Problem details – Everything from the line with "Clone this chart" through the line with "53, 120, 104];" should be repeated exactly, both of those lines included, and nothing else.

Provided records –
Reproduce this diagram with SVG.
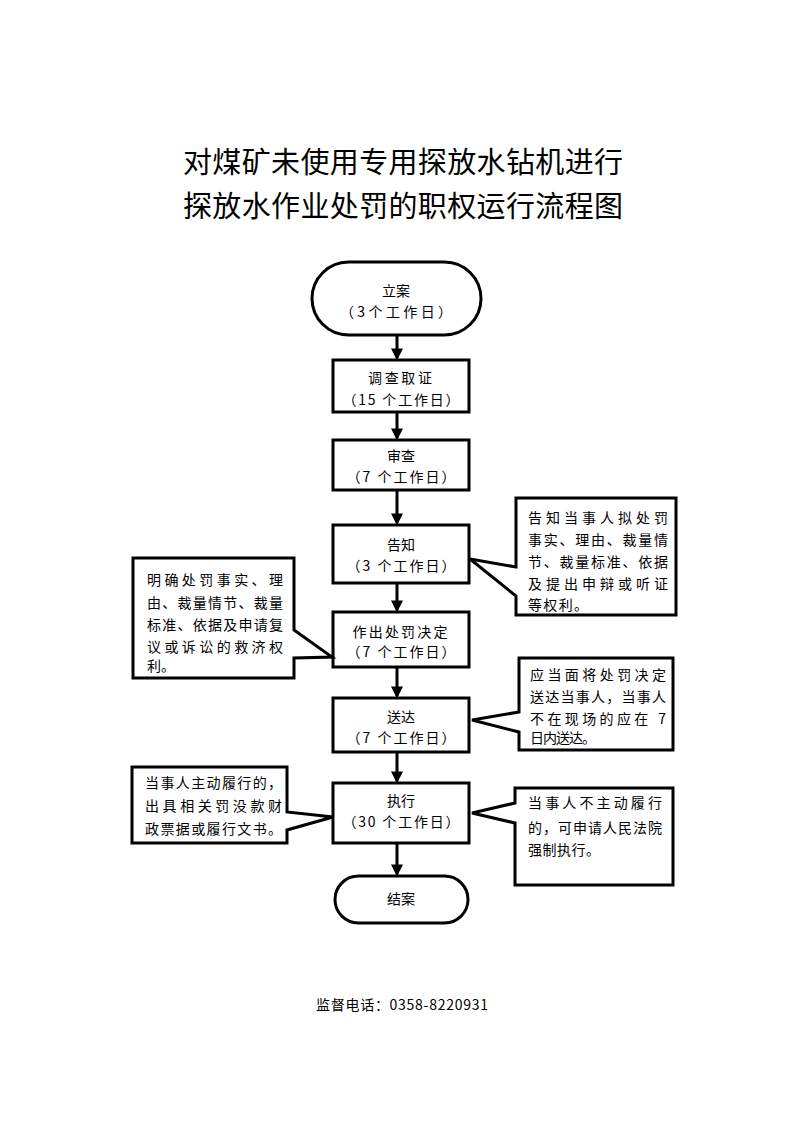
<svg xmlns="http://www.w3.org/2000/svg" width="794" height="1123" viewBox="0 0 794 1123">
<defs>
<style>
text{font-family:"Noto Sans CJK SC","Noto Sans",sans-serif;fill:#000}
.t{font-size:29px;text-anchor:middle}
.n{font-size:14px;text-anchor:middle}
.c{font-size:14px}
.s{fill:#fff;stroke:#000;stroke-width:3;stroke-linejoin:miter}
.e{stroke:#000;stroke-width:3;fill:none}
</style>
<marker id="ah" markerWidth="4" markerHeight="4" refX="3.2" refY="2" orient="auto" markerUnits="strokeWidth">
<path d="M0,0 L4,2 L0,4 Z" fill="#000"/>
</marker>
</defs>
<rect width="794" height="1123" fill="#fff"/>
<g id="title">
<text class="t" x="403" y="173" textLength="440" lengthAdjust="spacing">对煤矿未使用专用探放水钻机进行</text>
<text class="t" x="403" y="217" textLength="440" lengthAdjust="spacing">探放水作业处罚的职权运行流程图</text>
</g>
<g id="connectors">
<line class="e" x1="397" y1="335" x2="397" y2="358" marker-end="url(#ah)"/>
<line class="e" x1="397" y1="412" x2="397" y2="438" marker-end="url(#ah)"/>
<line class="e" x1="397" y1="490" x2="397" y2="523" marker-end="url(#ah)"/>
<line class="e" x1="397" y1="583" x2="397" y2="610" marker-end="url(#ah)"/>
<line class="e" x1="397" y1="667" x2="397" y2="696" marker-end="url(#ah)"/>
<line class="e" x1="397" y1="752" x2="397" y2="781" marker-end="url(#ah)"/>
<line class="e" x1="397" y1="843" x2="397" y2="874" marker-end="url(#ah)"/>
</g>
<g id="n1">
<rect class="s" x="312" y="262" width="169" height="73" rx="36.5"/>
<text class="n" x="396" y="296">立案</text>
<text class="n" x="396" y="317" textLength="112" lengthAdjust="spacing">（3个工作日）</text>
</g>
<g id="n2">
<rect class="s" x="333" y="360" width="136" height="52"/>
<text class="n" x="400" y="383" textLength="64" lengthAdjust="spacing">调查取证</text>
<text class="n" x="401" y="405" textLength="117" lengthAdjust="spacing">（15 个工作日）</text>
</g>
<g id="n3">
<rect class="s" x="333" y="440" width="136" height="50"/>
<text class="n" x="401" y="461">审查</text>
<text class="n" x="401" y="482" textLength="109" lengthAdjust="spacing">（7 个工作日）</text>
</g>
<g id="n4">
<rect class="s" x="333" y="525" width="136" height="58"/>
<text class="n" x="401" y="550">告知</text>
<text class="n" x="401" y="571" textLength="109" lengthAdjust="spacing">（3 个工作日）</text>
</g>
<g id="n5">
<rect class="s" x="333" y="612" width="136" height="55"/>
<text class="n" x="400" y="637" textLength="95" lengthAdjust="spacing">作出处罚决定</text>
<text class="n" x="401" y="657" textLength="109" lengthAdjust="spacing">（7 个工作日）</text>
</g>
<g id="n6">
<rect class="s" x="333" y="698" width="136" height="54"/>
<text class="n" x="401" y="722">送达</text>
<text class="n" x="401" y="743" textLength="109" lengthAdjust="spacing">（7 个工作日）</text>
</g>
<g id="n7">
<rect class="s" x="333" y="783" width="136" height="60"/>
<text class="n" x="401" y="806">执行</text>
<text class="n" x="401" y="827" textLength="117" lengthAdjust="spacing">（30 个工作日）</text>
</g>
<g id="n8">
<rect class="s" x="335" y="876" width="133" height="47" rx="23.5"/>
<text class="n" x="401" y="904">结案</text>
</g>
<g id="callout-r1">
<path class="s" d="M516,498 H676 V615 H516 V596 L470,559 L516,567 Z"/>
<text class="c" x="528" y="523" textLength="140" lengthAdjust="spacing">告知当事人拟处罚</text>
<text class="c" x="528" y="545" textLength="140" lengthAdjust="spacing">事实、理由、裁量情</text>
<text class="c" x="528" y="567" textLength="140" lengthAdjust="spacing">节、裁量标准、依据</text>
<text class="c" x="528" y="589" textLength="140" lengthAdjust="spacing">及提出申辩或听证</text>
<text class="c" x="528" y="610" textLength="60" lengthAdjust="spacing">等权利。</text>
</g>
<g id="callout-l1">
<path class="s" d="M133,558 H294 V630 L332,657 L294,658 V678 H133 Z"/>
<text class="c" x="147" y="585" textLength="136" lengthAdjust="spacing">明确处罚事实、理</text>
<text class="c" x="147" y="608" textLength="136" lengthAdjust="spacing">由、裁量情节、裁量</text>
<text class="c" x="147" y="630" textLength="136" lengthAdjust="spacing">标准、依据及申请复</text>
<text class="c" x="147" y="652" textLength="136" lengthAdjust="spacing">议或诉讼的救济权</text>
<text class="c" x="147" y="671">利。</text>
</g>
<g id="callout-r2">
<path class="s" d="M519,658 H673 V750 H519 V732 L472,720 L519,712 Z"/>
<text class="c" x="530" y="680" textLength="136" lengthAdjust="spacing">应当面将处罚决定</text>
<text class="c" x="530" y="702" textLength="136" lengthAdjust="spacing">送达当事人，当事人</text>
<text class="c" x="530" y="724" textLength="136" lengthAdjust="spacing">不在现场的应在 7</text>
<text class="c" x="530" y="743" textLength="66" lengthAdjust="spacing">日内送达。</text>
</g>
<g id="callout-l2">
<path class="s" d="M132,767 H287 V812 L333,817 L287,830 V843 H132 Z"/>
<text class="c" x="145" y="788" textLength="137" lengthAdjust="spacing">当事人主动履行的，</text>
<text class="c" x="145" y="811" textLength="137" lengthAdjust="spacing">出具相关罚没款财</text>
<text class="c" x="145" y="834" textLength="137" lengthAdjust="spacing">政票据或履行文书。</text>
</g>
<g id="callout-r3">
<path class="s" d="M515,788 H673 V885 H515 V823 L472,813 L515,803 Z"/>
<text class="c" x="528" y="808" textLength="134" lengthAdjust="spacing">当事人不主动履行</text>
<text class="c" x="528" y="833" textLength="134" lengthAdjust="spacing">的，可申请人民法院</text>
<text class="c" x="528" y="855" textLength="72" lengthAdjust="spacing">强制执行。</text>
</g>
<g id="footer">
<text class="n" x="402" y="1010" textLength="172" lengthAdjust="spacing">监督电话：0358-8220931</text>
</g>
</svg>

...

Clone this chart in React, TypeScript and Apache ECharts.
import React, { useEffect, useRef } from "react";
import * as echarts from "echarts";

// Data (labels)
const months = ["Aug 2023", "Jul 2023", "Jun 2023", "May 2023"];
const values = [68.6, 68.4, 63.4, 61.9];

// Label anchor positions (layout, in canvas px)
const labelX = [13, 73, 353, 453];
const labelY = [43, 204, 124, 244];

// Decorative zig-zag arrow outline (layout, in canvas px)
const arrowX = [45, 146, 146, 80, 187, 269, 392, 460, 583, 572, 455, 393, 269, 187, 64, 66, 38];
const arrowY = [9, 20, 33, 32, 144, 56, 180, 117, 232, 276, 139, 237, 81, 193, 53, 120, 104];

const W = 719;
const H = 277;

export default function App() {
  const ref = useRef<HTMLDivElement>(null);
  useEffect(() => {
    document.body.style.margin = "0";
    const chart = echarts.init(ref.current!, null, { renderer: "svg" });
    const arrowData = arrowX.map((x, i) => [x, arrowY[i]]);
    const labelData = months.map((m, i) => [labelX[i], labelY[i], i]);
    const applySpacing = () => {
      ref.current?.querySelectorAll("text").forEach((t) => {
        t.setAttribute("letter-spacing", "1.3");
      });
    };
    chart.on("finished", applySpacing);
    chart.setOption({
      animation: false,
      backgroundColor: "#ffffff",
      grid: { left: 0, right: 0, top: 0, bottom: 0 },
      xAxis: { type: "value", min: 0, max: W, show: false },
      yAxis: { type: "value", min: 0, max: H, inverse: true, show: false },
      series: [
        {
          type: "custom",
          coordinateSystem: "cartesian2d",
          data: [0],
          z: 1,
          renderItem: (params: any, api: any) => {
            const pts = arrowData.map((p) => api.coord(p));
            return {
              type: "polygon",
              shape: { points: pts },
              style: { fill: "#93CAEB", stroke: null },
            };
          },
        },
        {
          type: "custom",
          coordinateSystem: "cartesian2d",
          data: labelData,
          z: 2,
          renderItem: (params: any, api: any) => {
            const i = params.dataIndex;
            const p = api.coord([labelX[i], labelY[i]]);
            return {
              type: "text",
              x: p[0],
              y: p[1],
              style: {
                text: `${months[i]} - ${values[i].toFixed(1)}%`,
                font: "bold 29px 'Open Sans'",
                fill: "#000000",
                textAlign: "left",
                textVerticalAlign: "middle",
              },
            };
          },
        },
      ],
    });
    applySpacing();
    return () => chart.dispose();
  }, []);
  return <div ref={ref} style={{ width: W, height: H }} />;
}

==

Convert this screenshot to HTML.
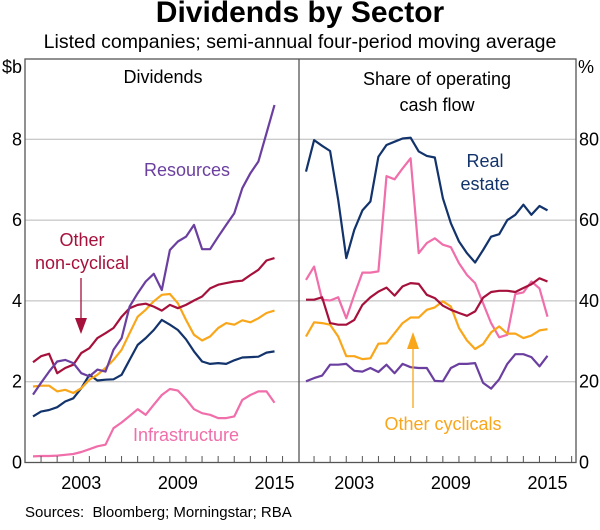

Answer in full –
Clone this chart in React, TypeScript and Apache ECharts.
import React, { useEffect, useRef } from "react";
import * as echarts from "echarts";

// Data (labels)
const months = ["Aug 2023", "Jul 2023", "Jun 2023", "May 2023"];
const values = [68.6, 68.4, 63.4, 61.9];

// Label anchor positions (layout, in canvas px)
const labelX = [13, 73, 353, 453];
const labelY = [43, 204, 124, 244];

// Decorative zig-zag arrow outline (layout, in canvas px)
const arrowX = [45, 146, 146, 80, 187, 269, 392, 460, 583, 572, 455, 393, 269, 187, 64, 66, 38];
const arrowY = [9, 20, 33, 32, 144, 56, 180, 117, 232, 276, 139, 237, 81, 193, 53, 120, 104];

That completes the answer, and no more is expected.